If extraterrestrials sent Tilda Swinton to Scotland as an undercover emissary — and my profile of the actress in this week’s TIME (which can be found here) doesn’t rule out that possibility — they didn’t get her disguise quite right. Academy Award winner, muse to indie auteurs and fashion designers, Narnia’s white witch, Swinton has a spectral, almost alien beauty; at 51, she conspicuously lacks the gnarls and folds of the human aging process. I visited her in Nairn, the home town she calls “Brigadoon,” and stumbled in her wake on a hike through the gorgeous wilderness of heather-strewn ridges and mysterious valleys nearby, to discuss her storied career and the latest role predicted to garner an Oscar nod. In We Need to Talk about Kevin, Swinton plays Eva Khatchadourian, the conflicted mother of a teenager whose monstrous killing spree may partly reflect Eva’s own failings. The Academy often rewards actors for the gap between the role and their real-life selves and as Eva, the ethereal Swinton is messily, painfully human.

(PHOTOS: Model and Muse: Tilda Swinton on Being Photographed)

Film director Jim Jarmusch calls Swinton “an amazing creature.” The British actor Tim Roth describes her as a “mermaid.” She seems less real in the flesh than onscreen, not least because of an excess of perfection in the careless ease of her existence. In a wide-ranging conversation, she discusses a rich domestic life that includes her 14-year-old twins, their father, her “sweetheart,” the family’s five springer spaniels and a vegetable garden; her political views; and a passion for cinema that has informed her choices and underpins the 8 1/2 Foundation, her initiative dedicated to recommending and donating films to children.

The project was inspired by the Fellini film and by a question from Swinton’s son Xavier, when he was that age. What, he asked his mother, were people’s dreams like before the cinema was invented? This turns out to have been something of a preoccupation for earlier generations of the Swinton family too. Swinton ancestors include not only Robert the Bruce, but Alan Campbell-Swinton, whose pioneering work led directly to the invention of the television, and Ernest Dunlop Swinton, the inventor of the tank, who wrote science fiction under a pseudonym. One of his stories describes a visit to the early “cinematograph,” that goes horribly wrong.

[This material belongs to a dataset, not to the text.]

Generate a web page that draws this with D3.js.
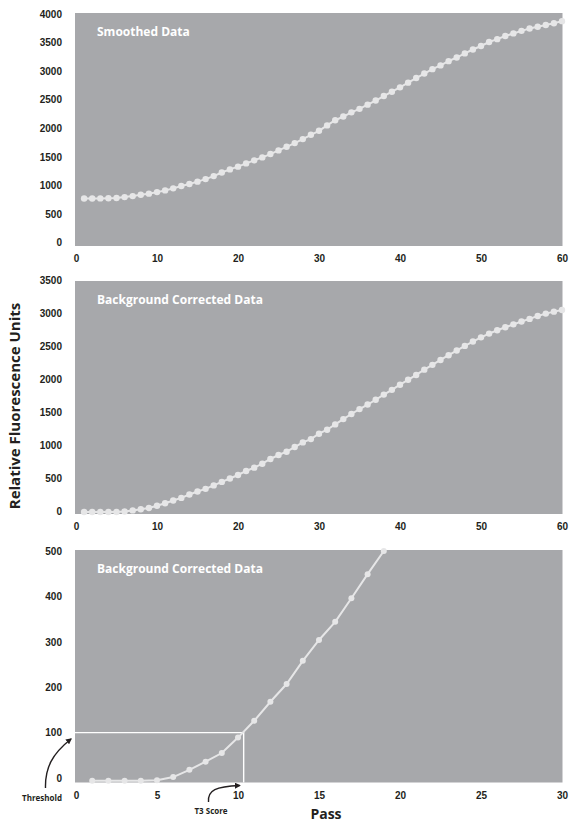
<!DOCTYPE html>
<html>
<head>
<meta charset="utf-8">
<script src="https://cdn.jsdelivr.net/npm/d3@7"></script>
<style>
  html, body { margin: 0; padding: 0; background: #ffffff; }
  svg { display: block; font-family: "Open Sans", "DejaVu Sans", sans-serif; }
  .tick text { font-size: 10px; font-weight: 700; fill: #231f20; }
  .panel-title { font-size: 12px; font-weight: 700; fill: #ffffff; }
  .axis-title { font-size: 14px; font-weight: 700; fill: #231f20; }
  .note { font-size: 8px; font-weight: 700; fill: #231f20; }
</style>
</head>
<body>
<svg id="chart" width="571" height="829"></svg>
<script>
// Pass numbers 1..60
const passes = d3.range(1, 61);

// Smoothed fluorescence readings (RFU) per pass
const smoothed = [
  770, 770, 772, 775, 780, 795, 812, 835, 855, 882,
  912, 948, 988, 1025, 1065, 1110, 1162, 1225, 1280, 1328,
  1385, 1438, 1490, 1548, 1612, 1675, 1740, 1810, 1885, 1955,
  2050, 2140, 2205, 2278, 2340, 2413, 2485, 2564, 2640, 2716,
  2798, 2879, 2958, 3035, 3100, 3175, 3238, 3310, 3378, 3440,
  3510, 3560, 3615, 3660, 3705, 3745, 3778, 3808, 3838, 3875
];

// Background corrected readings (RFU) per pass
const corrected = [
  -6, -6, -6, -6, -5, 2, 18, 36, 55, 89,
  126, 168, 207, 258, 304, 344, 396, 449, 500, 553,
  614, 664, 724, 795, 855, 905, 976, 1046, 1096, 1177,
  1237, 1318, 1398, 1475, 1549, 1618, 1690, 1768, 1840, 1918,
  1992, 2065, 2145, 2218, 2292, 2363, 2434, 2504, 2570, 2633,
  2690, 2740, 2785, 2830, 2872, 2912, 2955, 2992, 3022, 3047
];

// Tick values
const passTicks = [0, 10, 20, 30, 40, 50, 60];
const earlyPassTicks = [0, 5, 10, 15, 20, 25, 30];
const smoothedTicks = [0, 500, 1000, 1500, 2000, 2500, 3000, 3500, 4000];
const correctedTicks = [0, 500, 1000, 1500, 2000, 2500, 3000, 3500];
const earlyTicks = [0, 100, 200, 300, 400, 500];

// Threshold (RFU) and the pass at which the curve crosses it
const threshold = 100;
const t3Score = 10.35;

const PANEL_FILL = "#a7a8ab";
const TRACE = "#e6e6e7";
const INK = "#231f20";

const svg = d3.select("#chart");

// Arrowhead marker for the annotations
svg.append("defs").append("marker")
  .attr("id", "arrowhead")
  .attr("viewBox", "0 0 10 10")
  .attr("refX", 8).attr("refY", 5)
  .attr("markerWidth", 6).attr("markerHeight", 6)
  .attr("markerUnits", "userSpaceOnUse")
  .attr("orient", "auto")
  .append("path")
  .attr("d", "M0,0 L10,5 L0,10 Z")
  .attr("fill", INK);

function drawPanel(cfg) {
  const g = svg.append("g");
  const x = d3.scaleLinear().domain(cfg.xDomain).range([76, 562]);
  const y = d3.scaleLinear().domain(cfg.yDomain).range(cfg.yRange);

  g.append("rect")
    .attr("x", 75).attr("y", cfg.rectTop)
    .attr("width", 562.5 - 75).attr("height", cfg.rectBottom - cfg.rectTop)
    .attr("fill", PANEL_FILL);

  g.append("text")
    .attr("class", "panel-title")
    .attr("x", 97).attr("y", cfg.rectTop + 23)
    .text(cfg.title);

  const yAxis = g.append("g")
    .attr("transform", "translate(75,0)")
    .call(d3.axisLeft(y).tickValues(cfg.yTicks).tickSize(0).tickPadding(13).tickFormat(d3.format("d")));
  yAxis.select(".domain").remove();
  yAxis.selectAll("text").attr("font-family", null).attr("font-size", null);

  const xAxis = g.append("g")
    .attr("transform", `translate(0,${cfg.rectBottom})`)
    .call(d3.axisBottom(x).tickValues(cfg.xTicks).tickSize(0).tickPadding(9).tickFormat(d3.format("d")));
  xAxis.select(".domain").remove();
  xAxis.selectAll("text").attr("font-family", null).attr("font-size", null);

  const pts = passes
    .map((p, i) => ({ pass: p, value: cfg.values[i] }))
    .filter(d => d.pass <= cfg.xDomain[1] && d.value <= cfg.yDomain[1]);

  if (cfg.extra) cfg.extra(g, x, y);

  g.append("path")
    .datum(pts)
    .attr("fill", "none")
    .attr("stroke", TRACE)
    .attr("stroke-width", 2)
    .attr("d", d3.line().x(d => x(d.pass)).y(d => y(d.value)));

  g.selectAll("circle.pt")
    .data(pts)
    .join("circle")
    .attr("class", "pt")
    .attr("cx", d => x(d.pass))
    .attr("cy", d => y(d.value))
    .attr("r", cfg.r)
    .attr("fill", TRACE);
}

// Smoothed data, passes 0-60
drawPanel({
  title: "Smoothed Data",
  values: smoothed,
  xDomain: [0, 60], xTicks: passTicks,
  yDomain: [0, 4000], yRange: [242.5, 14], yTicks: smoothedTicks,
  rectTop: 13, rectBottom: 246, r: 3.2
});

// Background corrected data, passes 0-60
drawPanel({
  title: "Background Corrected Data",
  values: corrected,
  xDomain: [0, 60], xTicks: passTicks,
  yDomain: [0, 3500], yRange: [511.6, 280], yTicks: correctedTicks,
  rectTop: 281, rectBottom: 514, r: 3.2
});

// Early passes with threshold and T3 score
drawPanel({
  title: "Background Corrected Data",
  values: corrected,
  xDomain: [0, 30], xTicks: earlyPassTicks,
  yDomain: [0, 500], yRange: [778, 551], yTicks: earlyTicks,
  rectTop: 550, rectBottom: 782.5, r: 3,
  extra: (g, x, y) => {
    g.append("path")
      .attr("fill", "none")
      .attr("stroke", "#ffffff")
      .attr("stroke-width", 1.4)
      .attr("d", `M75,${y(threshold)} H${x(t3Score)} V782.5`);

    g.append("path")
      .attr("fill", "none").attr("stroke", INK).attr("stroke-width", 1.4)
      .attr("marker-end", "url(#arrowhead)")
      .attr("d", "M45.5,788 C45,768 52,754 71,739");
    g.append("text").attr("class", "note")
      .attr("x", 42).attr("y", 801).attr("text-anchor", "middle")
      .text("Threshold");

    g.append("path")
      .attr("fill", "none").attr("stroke", INK).attr("stroke-width", 1.4)
      .attr("marker-end", "url(#arrowhead)")
      .attr("d", `M208.5,802 C207.5,790 216,786.5 ${x(t3Score) - 4},785.5`);
    g.append("text").attr("class", "note")
      .attr("x", 211).attr("y", 814).attr("text-anchor", "middle")
      .text("T3 Score");
  }
});

// Shared axis titles
svg.append("text")
  .attr("class", "axis-title")
  .attr("transform", "translate(20,406) rotate(-90)")
  .attr("text-anchor", "middle")
  .style("font-size", "15px")
  .text("Relative Fluorescence Units");

svg.append("text")
  .attr("class", "axis-title")
  .attr("x", 326).attr("y", 819)
  .attr("text-anchor", "middle")
  .text("Pass");
</script>
</body>
</html>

His descendant has no such fear of silent movies. We Need to Talk about Kevin director Lynne Ramsay quotes her leading lady: “Film went downhill when words came in.” And Swinton is Buster Keaton as much as Lilian Gish. She’s been clowning since childhood, her survival strategy as the only girl among four siblings and as a bright child packed away to boarding schools that didn’t always appreciate her intellect or dissident views.

At Inverness airport — she insists on delivering me to my homeward plane — Swinton spots a toy crossbow for sale, complete with arrows tipped with suckers. Soon an arrow is planted in the middle of her forehead and she holds up the crossbow for a photograph. “I would say that’s a definite cover option, if not an alternative poster for [Kevin’s] worldwide release,” she emails later.